I've even heard that cooking beans in seawater reduces cooking time and requires no soaking (assuming you are a "soaker" to begin with).

Some people even tell me that poaching (yes, poaching!) fish like salmon and halibut in seawater is the only way to go.

So, do you cook with seawater? And, if so, how?

I got this "free" coupon (from a company I will not name to avoid free advertising) burning a hole in my pocket to try a few liters of "organic" seawater. Wondering if it's worth the trouble ...

Thanks all.

  1. MGZ May 21, 2011 12:36 PM

    I have used ocean water to steam or boil lobsters (many times), crabs, and clams (I retrieve it myself - which resulted in a pretty funny Christmas Eve morning once). I have had oysters steamed in Chesapeake Bay water as well. I've enjoyed the results each time.

    1. g
      grangie angie May 21, 2011 12:38 PM

      "Organic" ? seawater?

      3 Replies
      1. re: grangie angie
        ipsedixit May 21, 2011 12:41 PM

        Not only organic, but apparently "harvested" ... who would've thunk it.

        1. re: ipsedixit
          MGZ May 21, 2011 12:52 PM

          I harvest mine. In repurposed containers.

          (It involves wading into the Atlantic with gallon spring water jugs.)

          1. re: MGZ
            MGZ May 21, 2011 12:56 PM

            Although, come to think about it, I've also paddled out on a surfboard to get it (it has to be "harvested" outside the break). I suppose I could call that "using environmentally-friendly vehicles."

      2. paulj May 21, 2011 01:11 PM

        Why don't you make your own simulated sea water - just dissolve 35g of salt (sea salt if you care) in a liter of fresh water (or to be picky 965g of pure water)?

        http://en.wikipedia.org/wiki/File:Sea...

        12 Replies
        1. re: paulj
          ipsedixit May 21, 2011 01:18 PM

          There are minerals (supposedly) in fresh sea water that cannot be replicated with just combining salt and water, even sea salt and water.

          1. re: ipsedixit
            paulj May 21, 2011 02:50 PM

            One issue is overall saltiness of the water - will it leave your food too salty or not.

            Another is the minerals that are not in salt. According to the figure I linked, sulfate and magnesium are the two largest components after sodium chloride. Are those present in sea salt? If not, why? If sea salt is produced by evaporating sea water, shouldn't its composition match the ion mix in the water?

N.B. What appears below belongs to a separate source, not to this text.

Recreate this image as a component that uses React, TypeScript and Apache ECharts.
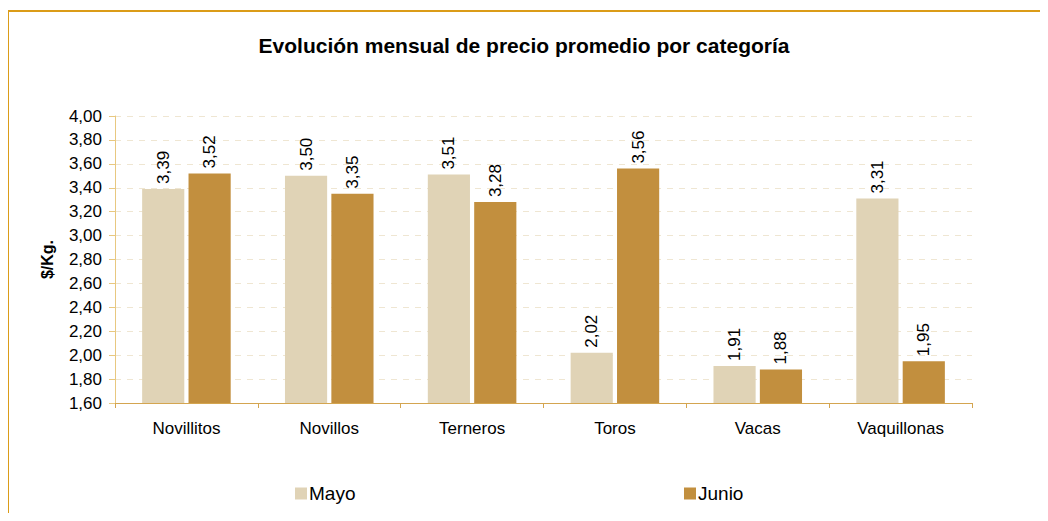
import React, { useEffect, useRef } from "react";
import * as echarts from "echarts";

const categories = ["Novillitos", "Novillos", "Terneros", "Toros", "Vacas", "Vaquillonas"];
const mayo = [3.39, 3.5, 3.51, 2.02, 1.91, 3.31];
const junio = [3.52, 3.35, 3.28, 3.56, 1.88, 1.95];
const seriesNames = ["Mayo", "Junio"];
const colors = ["#E0D3B6", "#C28F3E"];

const fmt = (v: number) => v.toFixed(2).replace(".", ",");
const FONT = "'Liberation Sans', Arial, sans-serif";

export default function App() {
  const ref = useRef<HTMLDivElement>(null);
  useEffect(() => {
    const chart = echarts.init(ref.current!, null, { renderer: "svg" });
    const label = {
      show: true,
      position: "top" as const,
      rotate: 90,
      align: "left" as const,
      verticalAlign: "middle" as const,
      distance: 5,
      fontSize: 17,
      fontFamily: FONT,
      color: "#000",
      formatter: (p: any) => fmt(p.value),
    };
    const legendText = { fontSize: 19, fontFamily: FONT, color: "#000", padding: [0, 0, 0, -3] };
    chart.setOption({
      animation: false,
      backgroundColor: "#fff",
      title: {
        text: "Evolución mensual de precio promedio por categoría",
        left: "center",
        top: 30,
        textStyle: { fontSize: 21, fontWeight: "bold", fontFamily: FONT, color: "#000" },
      },
      graphic: [
        {
          type: "polyline",
          shape: { points: [[8, 560], [8, 11], [1080, 11]] },
          style: { fill: "none", stroke: "#DB9C18", lineWidth: 2 },
          silent: true,
        },
      ],
      legend: [
        {
          top: 479,
          left: 290,
          itemWidth: 12,
          itemHeight: 12,
          icon: "rect",
          textStyle: legendText,
          data: [seriesNames[0]],
        },
        {
          top: 479,
          left: 679,
          itemWidth: 12,
          itemHeight: 12,
          icon: "rect",
          textStyle: legendText,
          data: [seriesNames[1]],
        },
      ],
      grid: { left: 115, top: 116, right: 76, bottom: 118 },
      xAxis: {
        type: "category",
        data: categories,
        axisLine: { lineStyle: { color: "#D4A550", width: 1 } },
        axisTick: { show: true, alignWithLabel: false, length: 5, lineStyle: { color: "#D4A550" } },
        axisLabel: { fontSize: 17, fontFamily: FONT, color: "#000", margin: 17 },
      },
      yAxis: {
        type: "value",
        min: 1.6,
        max: 4.0,
        interval: 0.2,
        name: "$/Kg.",
        nameLocation: "middle",
        nameRotate: 90,
        nameGap: 60,
        nameTextStyle: { fontSize: 16, fontWeight: "bold", fontFamily: FONT, color: "#000" },
        axisLine: { show: true, lineStyle: { color: "#E8C880", width: 1 } },
        axisTick: { show: true, length: 6, lineStyle: { color: "#E8C880" } },
        axisLabel: { fontSize: 17, fontFamily: FONT, color: "#000", margin: 13, formatter: (v: number) => fmt(v) },
        splitLine: { show: true, lineStyle: { color: "#EFE6D2", type: [6, 6] } },
      },
      series: [
        {
          name: seriesNames[0],
          type: "bar",
          data: mayo,
          itemStyle: { color: colors[0] },
          barGap: "10%",
          barCategoryGap: "38%",
          label,
        },
        {
          name: seriesNames[1],
          type: "bar",
          data: junio,
          itemStyle: { color: colors[1] },
          barGap: "10%",
          barCategoryGap: "38%",
          label,
        },
      ],
    });
    return () => chart.dispose();
  }, []);
  return <div ref={ref} style={{ width: 1048, height: 521, margin: -8 }} />;
}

            I found one source that claimed magnesium strengthens cell walls, and thus prolongs the cooking time of vegetables like potatoes. They note that calcium is added to canned foods like tomatoes to improve texture. Magnesium has similar effect.

            1. re: paulj
              MGZ May 22, 2011 04:48 AM

              There is organic material suspended in the oceans' waters. It affects the taste of the water as well. The smell of the ocean alone helps illustrate what I mean.

              In a more romantic sense, I'd rather think of it in a "whole is greater than the sum of its parts" way.

            2. re: ipsedixit
              alanbarnes May 21, 2011 08:08 PM

              Sea salt is seawater with the water evaporated. Any minerals that are so volatile that they evaporate with the water are probably something I don't want in my diet.

              That said, all sea salts are not alike. The mineral content of the water on the salt flats at the south end of San Francisco Bay is different than what you find near the red clay cliffs of Maui or off the beaches of Normandy. If you want Norman seawater, you'd better use Norman sea salt. Otherwise, I can't imagine a difference.

              1. re: ipsedixit
                scubadoo97 May 21, 2011 09:08 PM

                They do sell a product called instant ocean for making salt water for reef tanks. It has the minerals and trace elements that are naturally found in sea water.

              2. re: paulj
                MGZ May 21, 2011 01:21 PM

                Salted water does not taste the same as ocean water. I don't know if it matters in the overall preparation, but there is a different flavor to it.

                1. re: MGZ
                  ipsedixit May 21, 2011 01:24 PM

                  Do you worry about the supposed "pollution" off the shores of NJ when using seawater? I'm not so much concerned for things like lobster, crab, shrimp, etc., but what about veggies or potatoes?

                  1. re: ipsedixit
                    MGZ May 21, 2011 01:33 PM

                    Not really, though I wouldn't do it the day after a heavy rain (I don't get in much, or for long, on such days either).

                    1. re: MGZ
                      ipsedixit May 21, 2011 02:24 PM

                      I wonder if I could run my "straight-from-the-ocean" seawater through a Brita filter or something. Or would take away all the "sea flavor" ....

                      1. re: ipsedixit
                        MGZ May 22, 2011 04:40 AM

                        I think that would defeat the purpose.

                        1. re: MGZ
                          ipsedixit May 22, 2011 11:47 AM

                          Yeah, you're probably right.

                    2. re: ipsedixit
                      MGZ May 22, 2011 05:35 AM

                      My Dad recalls that I would cook corn with the lobster water years ago. I had forgotten (beer), as I have been grilling corn for so long now.